Yo no sé si las vacaciones tendrán ya el mismo “perfume” que antes, porque entre la gente que no trabaja y la que ha dejado de trabajar ya una teme incluso hablar de ellas por si han pasado a ser un privilegio o una condena para muchos. Para mí que ya las tengo duraderas, aunque no tanto como pueda parecer, han pasado a ser un tiempo y un espacio en el que cambiar de aires, pasear, contemplar las de otros, escribir y leer, sobre todo leer para disfrutar, el resto del año ya se lee lo obligado, lo inmediato, lo profesional, lo necesario, de tal manera que mucha parte de la vida se pasa leyendo. Haber leído es fundamental para olvidar que se debe leer.

Recuerdo que siempre he leído mucho siguiendo un rito: dejar para las vacaciones unos cuantos libros que me apetecen; los aparto y hasta lucho contra la tentación de cogerlos y leerlos. Pero no, no suelo caer en ella porque me vaciarían de contenido algunos ratos del tiempo propio. Así, ciertos paisajes y ciertas horas me remiten a encontrarme con un libro, porque en vacaciones hay tiempo para todo.

Siempre me han gustado los libros de los que poder sacar algún conocimiento y ahora, con la edad, me doy cuenta cómo las enseñanzas van variando hasta que se convierten en placer. Dice un axioma educativo: “de pequeño se aprende, de mayor se comprende”, por eso se ha de aprender, si no después no hay nada que comprender. En mi primera juventud, no sé si porque no había tele ni internet, se leía compulsivamente: los clásicos, los famosos, los más vendidos, los necesarios para cultivar tu base sin dejar de mantenerte en el mundo real. Yo recuerdo que entonces quedaba muy snob leer de todo y cuanto más prohibido o denostado, mejor, e incluso cuánto más “tocho” mejor. Ser capaz de leer a los rusos o a los clásicos españoles o de cualquier sitio en aquellos años 60 y 70 era una especie de reto o necesidad de rellenar las lagunas que la enseñanza de aquella época dejaba al descubierto, un esqueleto de cultura que había que completar. Ese era el tiempo de leerlo todo, lo bueno y lo malo, había una gran necesidad de saber opinar por una misma, asistías a la chulería de quien había sido capaz de leer a Kafka, por ejemplo, y te tirabas directamente a leerlo para, en otra ocasión, saber hablar de ello. Amor propio, se llama.

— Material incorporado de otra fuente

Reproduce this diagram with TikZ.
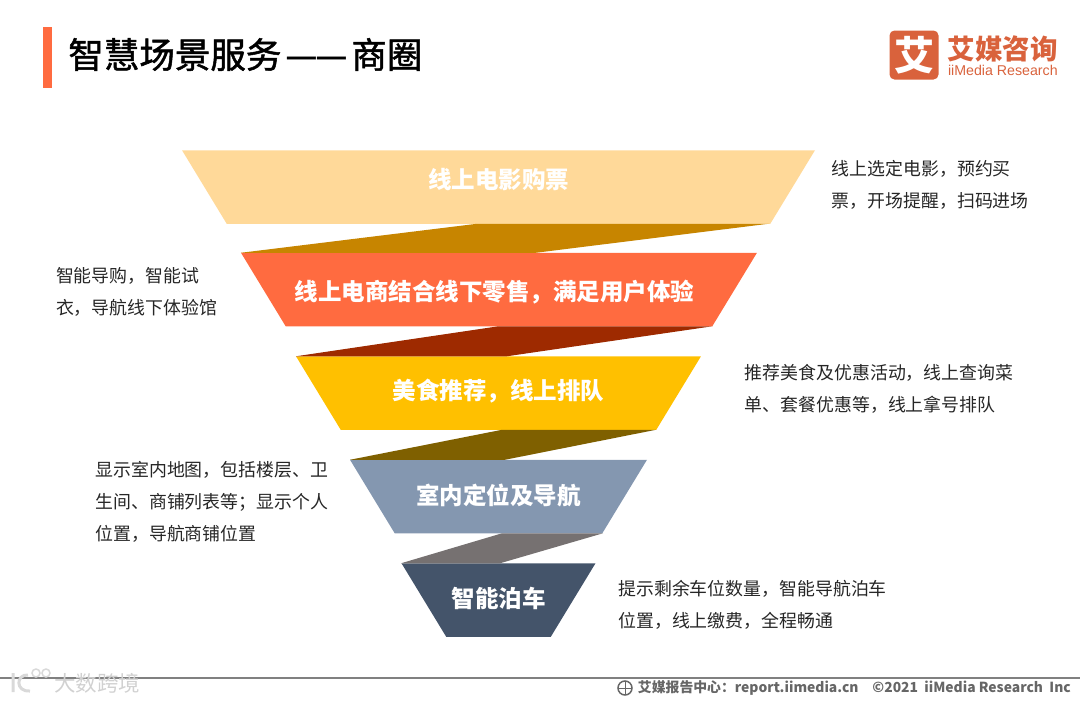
\documentclass[tikz,border=0pt]{standalone}
\usepackage{xcolor}
\usepackage{fontspec}
\setmainfont{Noto Sans CJK SC}
\newfontfamily\latinfont{Liberation Sans}
\newfontface\titlefont[FakeBold=1.4]{Noto Sans CJK SC}
\usetikzlibrary{shapes.geometric, positioning, calc}
\definecolor{barorange}{HTML}{FF6B40}
\definecolor{logored}{HTML}{D9623C}
\definecolor{sand}{HTML}{FFD999}
\definecolor{amber}{HTML}{FFC000}
\definecolor{steel}{HTML}{8497B0}
\definecolor{slate}{HTML}{44546A}
\definecolor{ochre}{HTML}{C78500}
\definecolor{rust}{HTML}{9E2A00}
\definecolor{olive}{HTML}{7F6000}
\definecolor{ash}{HTML}{767171}
\tikzset{
  %% Funnel layer
  flayer/.style={
    trapezium, shape border rotate=180,
    trapezium angle=58.7, trapezium stretches body,
    fill=#1, inner xsep=0pt, inner ysep=24.75pt, outer sep=0pt,
    text height=20.7pt, text depth=3.3pt,
    minimum height=73.5pt, text=white,
    font=\fontsize{23.5}{23.5}\selectfont\bfseries
  },
  %% Ribbon between layers
  twist/.style={fill=#1, draw=none},
  %% Side text
  desc/.style={
    align=left, inner sep=0pt, text=black!85,
    font=\fontsize{17.9}{32}\selectfont
  },
}

\begin{document}
\begin{tikzpicture}[x=1pt, y=-1pt]
  \useasboundingbox (0,0) rectangle (1080,702);

  %% Title
  \node[fill=barorange, minimum width=9pt, minimum height=61pt, inner sep=0pt]
       (bar) at (47.5,57.5) {};
  \node[right=16pt of bar, yshift=3pt, inner sep=0pt, font=\titlefont\fontsize{35.5}{35.5}\selectfont]
       (title) {智慧场景服务\hspace{5pt}\makebox[30pt]{\bfseries —}\makebox[30pt]{\bfseries —}\hspace{5pt}商圈};

  %% Logo
  \node[fill=logored, rounded corners=5pt, minimum width=49pt, minimum height=49pt,
        inner sep=0pt, text=white, font=\fontsize{40}{40}\selectfont\bfseries]
       (logo) at (914,55) {艾};
  \node[right=9pt of logo, yshift=5pt, inner sep=0pt, text=logored,
        text height=20pt, text depth=1pt,
        font=\fontsize{27.5}{27.5}\selectfont\bfseries] (logocn) {艾媒咨询};
  \node[below=4pt of logocn, inner sep=0pt, text=logored,
        text height=10.5pt, text depth=0.5pt,
        font=\latinfont\fontsize{14.2}{14.2}\selectfont] (logoen) {iiMedia Research};

  %% Funnel
  \node[flayer=sand, minimum width=633pt]
       (film) at (498.5,187) {\raisebox{7pt}{线上电影购票}};
  \node[flayer=barorange, minimum width=516pt, below=29pt of film, xshift=0.5pt]
       (mall) {\raisebox{-2pt}{线上电商结合线下零售，满足用户体验}\hspace*{9pt}};
  \node[flayer=amber, minimum width=405pt, below=30pt of mall, xshift=-0.5pt]
       (food) {\raisebox{2pt}{美食推荐，线上排队}};
  \node[flayer=steel, minimum width=297pt, below=30pt of food]
       (indoor) {\raisebox{1pt}{室内定位及导航}};
  \node[flayer=slate, minimum width=194pt, below=30pt of indoor]
       (park) {\raisebox{1pt}{智能泊车}};

  %% Ribbons
  \fill[twist=ochre]
       ([xshift=-21.5pt]film.south) -- ([xshift=270pt]film.south)
       -- ([xshift=37pt]mall.north) -- ([xshift=-258pt]mall.north) -- cycle;
  \fill[twist=rust]
       ([xshift=-0.5pt]mall.south) -- ([xshift=213.5pt]mall.south)
       -- ([xshift=8.5pt]food.north) -- ([xshift=-202.5pt]food.north) -- cycle;
  \fill[twist=olive]
       ([xshift=3.5pt]food.south) -- ([xshift=157.5pt]food.south)
       -- ([xshift=6.5pt]indoor.north) -- ([xshift=-148.5pt]indoor.north) -- cycle;
  \fill[twist=ash]
       ([xshift=3.5pt]indoor.south) -- ([xshift=104.5pt]indoor.south)
       -- ([xshift=1.5pt]park.north) -- ([xshift=-97.5pt]park.north) -- cycle;

  %% Side text
  \node[desc, right=39pt of film, yshift=2pt] (filmtxt)
       {线上选定电影，预约买\\票，开场提醒，扫码进场};
  \node[desc, left=46pt of mall, yshift=-2pt] (malltxt)
       {智能导购，智能试\\衣，导航线下体验馆};
  \node[desc, right=66pt of food, yshift=4.5pt] (foodtxt)
       {推荐美食及优惠活动，线上查询菜\\单、套餐优惠等，线上拿号排队};
  \node[desc, left=44pt of indoor, yshift=-5.5pt] (indoortxt)
       {显示室内地图，包括楼层、卫\\生间、商铺列表等；显示个人\\位置，导航商铺位置};
  \node[desc, right=45pt of park, yshift=-4.5pt] (parktxt)
       {提示剩余车位数量，智能导航泊车\\位置，线上缴费，全程畅通};

  %% Footer
  \coordinate (footl) at (0,678);
  \coordinate (footr) at (1080,678);
  \draw[black!50, line width=2pt] (footl) -- (footr);
  \node[anchor=west, inner sep=0pt, text=black!18, font=\fontsize{21.5}{21.5}\selectfont]
       (mark) at (54,683) {大数跨境};
  \node[anchor=east, inner sep=0pt, text=black!60, font=\fontsize{13.85}{13.85}\selectfont\bfseries]
       (foot) at (1071,688) {艾媒报告中心：report.iimedia.cn\quad ©2021\ \ iiMedia Research\ \ Inc};

  %% Icons
  \draw[black!60, line width=1.5pt] (625,688) circle (7pt);
  \draw[black!60, line width=1pt] (618,688) -- (632,688) (625,681) -- (625,695);
  \draw[black!15, line width=3pt] (13,673) -- (13,692)
       (28,675) .. controls (16,674) and (15,692) .. (30,691);
  \draw[black!15, line width=1.5pt] (36,673) circle (4pt) (46,673) circle (4pt);
\end{tikzpicture}
\end{document}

Así se gestó una generación ansiosa de saber, de comprobar si lo que nos decían era todo. Una generación que le debe todo a la lectura, que ya tiene leídos todos los libros, libros que cimentaron nuestra cultura y que una vez pasado el paréntesis profesional en el que también hubo que leer mucho aunque ya a la luz de la lámpara y quitando horas al sueño, quedan ahí convirtiéndose en placer. Yo ahora sólo leo lo que me apetece o lo que me recomienda alguien de quien me fíe, lo que ya no he leído ya no lo leo aunque me presuman al lado. Ese amor propio se calmó, ya… que me lo cuenten.

Para estos pocos días de Semana Santa me llevo dos libros entrañables para mí: el discurso de ingreso en el CEL como consejera de honor de Fanny Rubio sobre la Noche Oscura de San Juan de la Cruz y “las historias y leyendas de una ciudad que comenzaba a despertar” de Paco Mañas. Estoy deseando penetrar en la mirada siempre inesperada de Fanny y en cómo demuestra esa conjunción de poesía y mística que va construyendo sobre sus iconos: María Zambrano, Unamuno, Jorge Guillén, Juan Ramón Jiménez… todos colocados en una escala ascendente hasta llegar al gran místico. Sé que me voy a encontrar con un ejercicio intelectual apasionante. Y también estoy deseando ver cómo Paco nos acerca a nuestras raíces y consigue que “mi mente razone, mi conciencia reaccione y mi corazón se emocione” como él mismo pretende en unas palabras bellísimas, y que envidio, salidas de su buen hacer. Os los recomiendo, deseo que sean profetas en su tierra, son nuestros.

De esta manera puede ser este tiempo para mí, sin embargo con mar o incienso os deseo un tiempo de disfrute, que al final es lo único que importa.